However, post 1900, a Dutch manufacturer’ Schuurmans’ of Leeuwarden, started distributing and selling small fireworks to the less well off, after which fireworks engagement amongst the masses became more acceptable and much more common.
Chemist’s shops, hardware stores, bicycle stores and even some larger department stores like ‘Vroom & Dreesman’ soon became the main retailers of fireworks
After celebrating ‘Sinterklaas,’ another fine Dutch tradition around the 7th of December, the first advertisements for fireworks would start appearing in local newspapers. All around town the shops started dressing up their window displays with firework paraphernalia in order to attract as many potential customers as they could.  Most of those who gathered at the window displays were youngsters and teenagers. The dummy-fireworks were often attached to and displayed on cardboard and showed a wide variety of wonderful items, items that made the young hearts beat a lot faster.

Most of the fireworks of my youth were made in China, and my memories are of particular brands such as ‘Red Lantern’,’ Horsebrand’ and ‘Flowerbasket.’ I also remember the fine displays of rockets from German brands like ‘Weco’ and ‘Nico’ and the smooth design of rockets from ‘KAT-Leiden,’ a former Dutch make, these shop displays always triggered the imagination.
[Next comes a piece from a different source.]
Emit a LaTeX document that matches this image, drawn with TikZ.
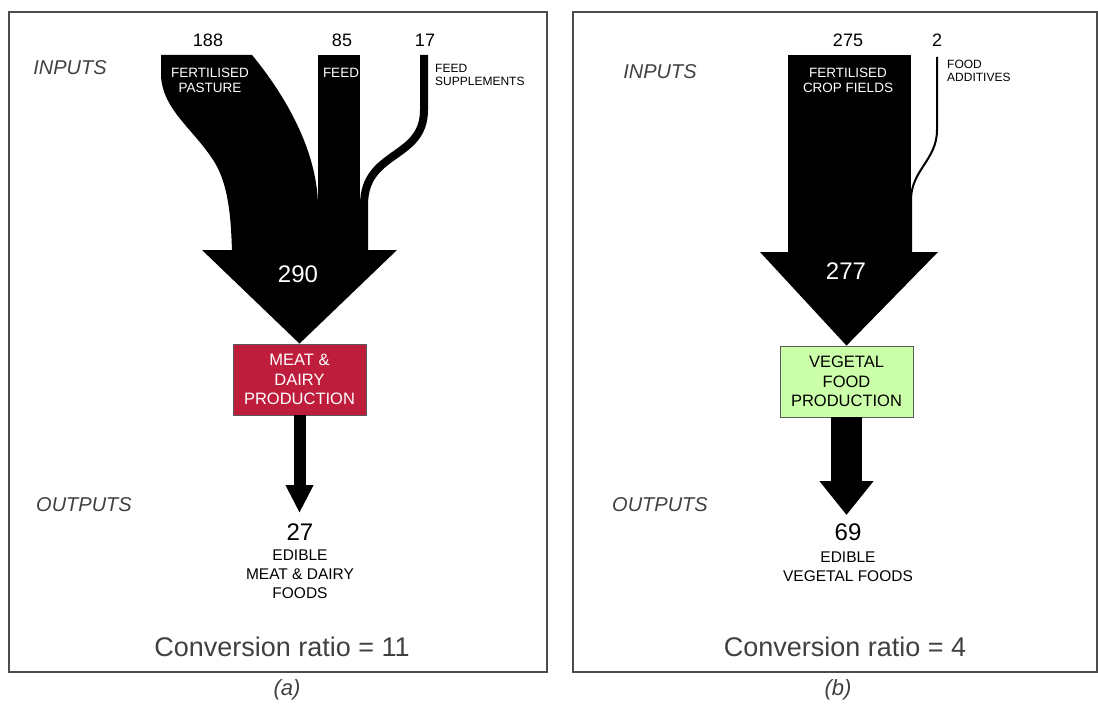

Genuine old-fashioned fireworks actually made a comeback in the early Seventies. Items like the ‘’Dutch Thunder” and the ‘’Mad Mina” (an oversized, whistling firework) were on their way out.  Chinese imports were far less expensive, for example the price of one genuine Dutch banger you could easily buy 20 Chinese ones, which gave you more ‘’bangs for your buck’’.
By the end of the Seventies the final curtain was drawn for Dutch fireworks and the market became dominated by German and Chinese imports, which still resulted in much fun. I am very grateful, that I was able to experience some of these items during my formative and wonderful early years of fireworks.
Because some retailers started selling fireworks by the middle of December, in 1970 legal restrictions were imposed that restricted the sale of fireworks to the last 5 days of the year. The Law was very specific and the letting off of fireworks was only permitted between 10.00pm on the 31st of December and 2.00am on the 1st of January.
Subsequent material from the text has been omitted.